Exactly transcribe the span of lines from the one containing "Convert this diagram to TikZ code." through the final line of the entries, inclusive, and nothing outside it. Exclude the pictures.
** BEGIN **
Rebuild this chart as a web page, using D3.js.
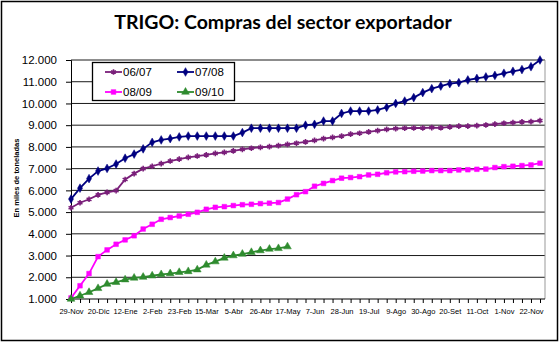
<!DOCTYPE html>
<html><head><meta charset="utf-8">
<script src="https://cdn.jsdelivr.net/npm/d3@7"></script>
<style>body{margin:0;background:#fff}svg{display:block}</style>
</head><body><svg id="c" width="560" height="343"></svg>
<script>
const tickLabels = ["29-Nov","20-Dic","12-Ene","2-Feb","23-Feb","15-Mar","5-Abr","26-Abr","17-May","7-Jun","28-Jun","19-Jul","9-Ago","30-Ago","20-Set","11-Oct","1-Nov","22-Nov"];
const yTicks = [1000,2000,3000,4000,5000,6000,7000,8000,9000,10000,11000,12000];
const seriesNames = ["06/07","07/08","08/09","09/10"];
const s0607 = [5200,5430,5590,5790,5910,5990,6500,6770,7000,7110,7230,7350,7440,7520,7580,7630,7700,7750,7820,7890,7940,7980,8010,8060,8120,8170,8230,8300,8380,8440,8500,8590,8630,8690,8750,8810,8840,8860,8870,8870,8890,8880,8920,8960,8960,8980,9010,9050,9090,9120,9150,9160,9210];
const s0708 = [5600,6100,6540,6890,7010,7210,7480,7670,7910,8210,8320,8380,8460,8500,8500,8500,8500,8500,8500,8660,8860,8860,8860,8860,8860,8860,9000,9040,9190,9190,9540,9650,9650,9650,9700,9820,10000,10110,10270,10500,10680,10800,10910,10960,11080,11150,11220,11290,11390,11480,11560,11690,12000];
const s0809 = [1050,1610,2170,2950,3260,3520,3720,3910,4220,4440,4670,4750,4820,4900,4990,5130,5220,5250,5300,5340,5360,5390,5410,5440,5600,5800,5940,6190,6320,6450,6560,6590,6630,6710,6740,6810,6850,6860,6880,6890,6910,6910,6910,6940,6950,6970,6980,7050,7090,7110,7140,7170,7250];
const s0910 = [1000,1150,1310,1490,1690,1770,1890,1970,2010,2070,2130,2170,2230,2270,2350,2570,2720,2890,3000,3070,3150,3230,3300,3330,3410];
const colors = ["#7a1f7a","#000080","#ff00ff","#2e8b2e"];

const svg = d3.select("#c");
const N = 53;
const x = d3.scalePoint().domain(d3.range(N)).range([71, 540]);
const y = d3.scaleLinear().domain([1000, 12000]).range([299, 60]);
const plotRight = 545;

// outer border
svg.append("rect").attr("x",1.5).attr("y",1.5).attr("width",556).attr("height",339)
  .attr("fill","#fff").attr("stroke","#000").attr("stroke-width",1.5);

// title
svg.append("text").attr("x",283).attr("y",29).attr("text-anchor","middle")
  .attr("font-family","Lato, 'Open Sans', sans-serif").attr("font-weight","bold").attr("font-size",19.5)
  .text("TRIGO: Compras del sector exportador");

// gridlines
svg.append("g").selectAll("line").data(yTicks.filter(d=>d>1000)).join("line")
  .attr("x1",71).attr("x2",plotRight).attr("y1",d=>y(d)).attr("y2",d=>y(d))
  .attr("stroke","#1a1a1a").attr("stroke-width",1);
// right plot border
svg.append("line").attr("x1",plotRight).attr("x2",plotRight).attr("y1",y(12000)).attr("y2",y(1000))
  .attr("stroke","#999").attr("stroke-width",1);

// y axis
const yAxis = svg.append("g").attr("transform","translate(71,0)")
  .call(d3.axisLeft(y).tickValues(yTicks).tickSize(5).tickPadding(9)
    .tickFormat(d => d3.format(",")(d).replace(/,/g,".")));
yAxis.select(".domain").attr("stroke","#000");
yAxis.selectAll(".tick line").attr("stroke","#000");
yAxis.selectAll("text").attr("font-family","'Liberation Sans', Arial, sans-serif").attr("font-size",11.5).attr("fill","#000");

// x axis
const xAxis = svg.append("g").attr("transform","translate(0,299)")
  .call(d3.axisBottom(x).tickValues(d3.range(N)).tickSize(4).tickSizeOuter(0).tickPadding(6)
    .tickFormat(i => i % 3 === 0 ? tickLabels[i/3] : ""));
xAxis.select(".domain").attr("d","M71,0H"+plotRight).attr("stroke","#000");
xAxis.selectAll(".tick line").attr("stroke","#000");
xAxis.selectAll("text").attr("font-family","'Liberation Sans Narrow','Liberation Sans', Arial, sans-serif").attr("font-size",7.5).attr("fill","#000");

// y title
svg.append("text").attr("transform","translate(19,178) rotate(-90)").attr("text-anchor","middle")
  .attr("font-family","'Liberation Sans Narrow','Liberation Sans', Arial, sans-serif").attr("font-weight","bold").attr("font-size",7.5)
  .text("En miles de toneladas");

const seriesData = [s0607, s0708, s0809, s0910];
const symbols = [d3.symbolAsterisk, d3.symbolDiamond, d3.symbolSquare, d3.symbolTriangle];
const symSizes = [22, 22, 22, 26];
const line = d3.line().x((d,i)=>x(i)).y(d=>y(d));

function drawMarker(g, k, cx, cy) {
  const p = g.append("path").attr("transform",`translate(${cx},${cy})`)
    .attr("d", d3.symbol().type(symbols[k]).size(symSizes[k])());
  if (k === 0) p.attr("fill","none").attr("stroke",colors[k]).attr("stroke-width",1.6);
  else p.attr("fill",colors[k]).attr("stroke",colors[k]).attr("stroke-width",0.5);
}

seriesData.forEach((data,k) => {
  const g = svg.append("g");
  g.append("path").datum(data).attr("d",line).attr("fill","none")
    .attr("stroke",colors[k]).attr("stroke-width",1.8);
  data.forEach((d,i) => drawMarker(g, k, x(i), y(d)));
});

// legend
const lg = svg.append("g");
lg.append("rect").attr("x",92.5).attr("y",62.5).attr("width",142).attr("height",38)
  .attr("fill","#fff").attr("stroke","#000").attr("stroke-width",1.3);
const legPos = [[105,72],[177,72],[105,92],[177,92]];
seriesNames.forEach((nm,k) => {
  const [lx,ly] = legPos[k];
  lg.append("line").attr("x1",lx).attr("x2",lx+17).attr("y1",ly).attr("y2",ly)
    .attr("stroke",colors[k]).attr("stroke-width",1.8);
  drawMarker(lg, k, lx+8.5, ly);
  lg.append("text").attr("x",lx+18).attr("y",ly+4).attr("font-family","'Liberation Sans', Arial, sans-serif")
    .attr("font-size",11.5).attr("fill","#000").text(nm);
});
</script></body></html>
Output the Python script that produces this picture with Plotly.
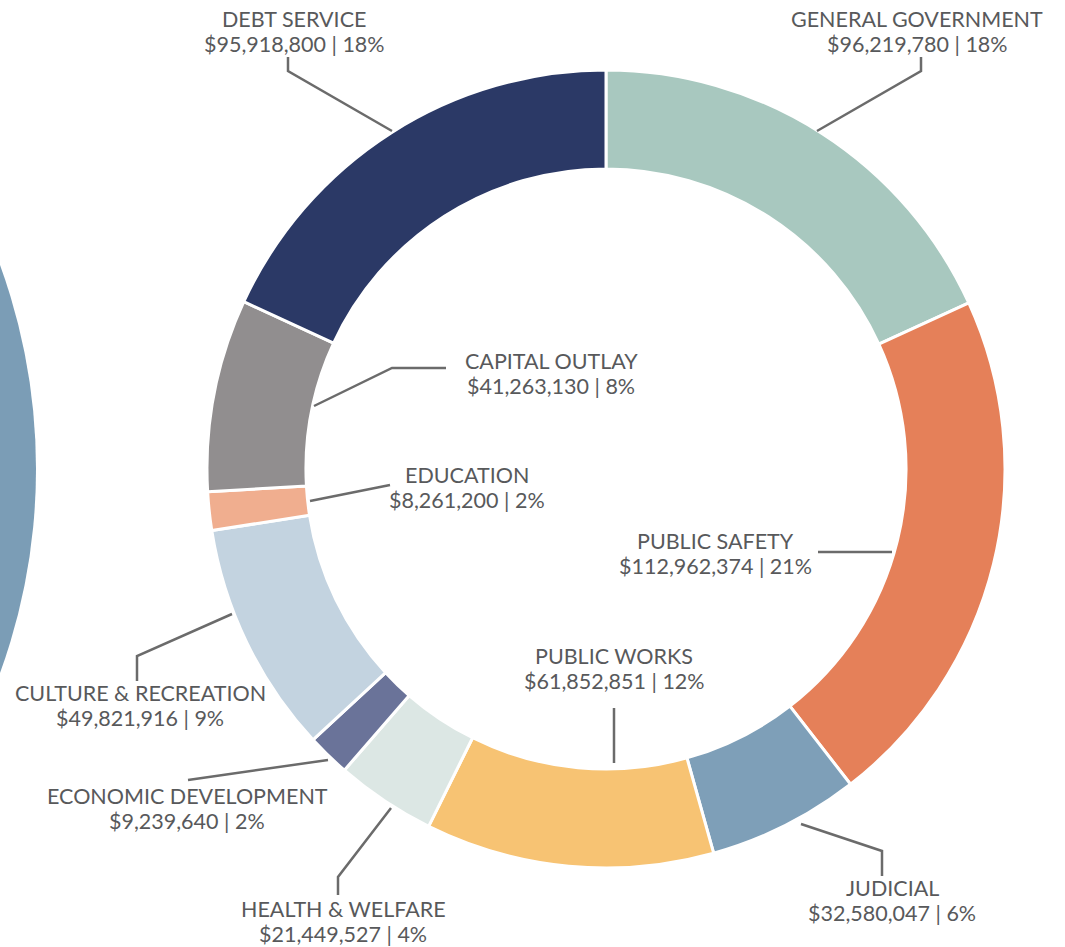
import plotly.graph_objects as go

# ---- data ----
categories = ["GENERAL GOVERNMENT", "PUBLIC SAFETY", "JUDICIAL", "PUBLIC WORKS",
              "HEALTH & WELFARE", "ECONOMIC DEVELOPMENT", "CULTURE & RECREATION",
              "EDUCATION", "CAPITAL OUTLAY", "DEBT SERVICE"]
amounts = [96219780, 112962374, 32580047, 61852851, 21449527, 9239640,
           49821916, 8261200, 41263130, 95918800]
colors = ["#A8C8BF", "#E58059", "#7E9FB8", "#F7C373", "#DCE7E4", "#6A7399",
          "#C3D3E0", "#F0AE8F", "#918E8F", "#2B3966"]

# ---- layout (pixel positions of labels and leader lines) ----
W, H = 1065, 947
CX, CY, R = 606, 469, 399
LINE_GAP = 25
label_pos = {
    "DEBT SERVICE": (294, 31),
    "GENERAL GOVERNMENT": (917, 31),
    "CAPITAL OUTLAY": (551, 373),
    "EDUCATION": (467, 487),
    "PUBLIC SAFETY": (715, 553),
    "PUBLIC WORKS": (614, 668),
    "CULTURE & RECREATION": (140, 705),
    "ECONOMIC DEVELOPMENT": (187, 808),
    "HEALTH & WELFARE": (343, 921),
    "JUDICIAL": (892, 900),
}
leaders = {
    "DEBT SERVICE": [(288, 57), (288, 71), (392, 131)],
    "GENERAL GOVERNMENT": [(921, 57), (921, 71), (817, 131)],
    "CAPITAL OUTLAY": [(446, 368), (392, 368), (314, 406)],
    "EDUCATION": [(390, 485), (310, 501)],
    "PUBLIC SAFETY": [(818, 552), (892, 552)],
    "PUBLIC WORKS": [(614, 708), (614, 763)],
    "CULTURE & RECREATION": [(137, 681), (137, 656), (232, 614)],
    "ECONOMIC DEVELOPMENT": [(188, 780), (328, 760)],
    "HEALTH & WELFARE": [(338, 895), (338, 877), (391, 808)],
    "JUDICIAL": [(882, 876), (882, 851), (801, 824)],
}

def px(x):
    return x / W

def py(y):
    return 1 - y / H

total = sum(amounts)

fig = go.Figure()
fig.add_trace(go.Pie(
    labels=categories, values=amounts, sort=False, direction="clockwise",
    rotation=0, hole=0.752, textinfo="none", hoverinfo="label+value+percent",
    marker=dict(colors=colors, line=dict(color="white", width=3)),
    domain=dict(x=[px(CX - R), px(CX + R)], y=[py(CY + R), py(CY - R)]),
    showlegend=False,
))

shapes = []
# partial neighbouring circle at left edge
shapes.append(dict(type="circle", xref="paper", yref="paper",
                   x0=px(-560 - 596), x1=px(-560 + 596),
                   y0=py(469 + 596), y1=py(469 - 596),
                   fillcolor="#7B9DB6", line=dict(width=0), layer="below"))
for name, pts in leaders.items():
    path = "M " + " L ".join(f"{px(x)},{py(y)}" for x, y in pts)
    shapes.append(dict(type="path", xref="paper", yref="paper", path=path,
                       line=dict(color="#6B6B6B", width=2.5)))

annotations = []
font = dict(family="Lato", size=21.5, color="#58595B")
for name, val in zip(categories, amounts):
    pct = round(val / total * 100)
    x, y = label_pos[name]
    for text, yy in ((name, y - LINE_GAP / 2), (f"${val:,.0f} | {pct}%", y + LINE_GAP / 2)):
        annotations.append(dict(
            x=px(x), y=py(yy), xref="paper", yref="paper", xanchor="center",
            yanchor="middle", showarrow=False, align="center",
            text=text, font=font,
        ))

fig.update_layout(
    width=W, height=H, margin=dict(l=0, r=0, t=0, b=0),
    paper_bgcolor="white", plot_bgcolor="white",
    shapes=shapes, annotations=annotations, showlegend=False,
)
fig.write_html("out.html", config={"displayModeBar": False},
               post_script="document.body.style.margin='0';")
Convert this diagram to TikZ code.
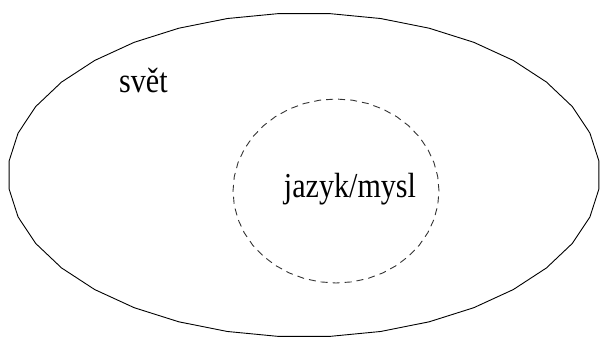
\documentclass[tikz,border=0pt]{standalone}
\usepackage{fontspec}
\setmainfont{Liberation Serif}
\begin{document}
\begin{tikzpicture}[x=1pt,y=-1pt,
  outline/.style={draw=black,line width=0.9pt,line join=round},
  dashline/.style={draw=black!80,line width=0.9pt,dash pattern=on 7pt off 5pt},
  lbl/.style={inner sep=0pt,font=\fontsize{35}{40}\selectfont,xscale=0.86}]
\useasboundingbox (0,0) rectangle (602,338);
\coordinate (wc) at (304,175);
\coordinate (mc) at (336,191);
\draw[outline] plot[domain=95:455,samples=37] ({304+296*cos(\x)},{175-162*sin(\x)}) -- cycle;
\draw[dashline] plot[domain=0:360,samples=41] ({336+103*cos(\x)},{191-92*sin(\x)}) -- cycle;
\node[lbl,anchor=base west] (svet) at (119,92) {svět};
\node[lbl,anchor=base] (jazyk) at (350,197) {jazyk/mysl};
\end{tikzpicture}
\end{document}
** END **
RESULT OF THIS EXERCISE:
Convert this diagram to TikZ code.
\documentclass[tikz,border=0pt]{standalone}
\usepackage{fontspec}
\setmainfont{Liberation Serif}
\begin{document}
\begin{tikzpicture}[x=1pt,y=-1pt,
  outline/.style={draw=black,line width=0.9pt,line join=round},
  dashline/.style={draw=black!80,line width=0.9pt,dash pattern=on 7pt off 5pt},
  lbl/.style={inner sep=0pt,font=\fontsize{35}{40}\selectfont,xscale=0.86}]
\useasboundingbox (0,0) rectangle (602,338);
\coordinate (wc) at (304,175);
\coordinate (mc) at (336,191);
\draw[outline] plot[domain=95:455,samples=37] ({304+296*cos(\x)},{175-162*sin(\x)}) -- cycle;
\draw[dashline] plot[domain=0:360,samples=41] ({336+103*cos(\x)},{191-92*sin(\x)}) -- cycle;
\node[lbl,anchor=base west] (svet) at (119,92) {svět};
\node[lbl,anchor=base] (jazyk) at (350,197) {jazyk/mysl};
\end{tikzpicture}
\end{document}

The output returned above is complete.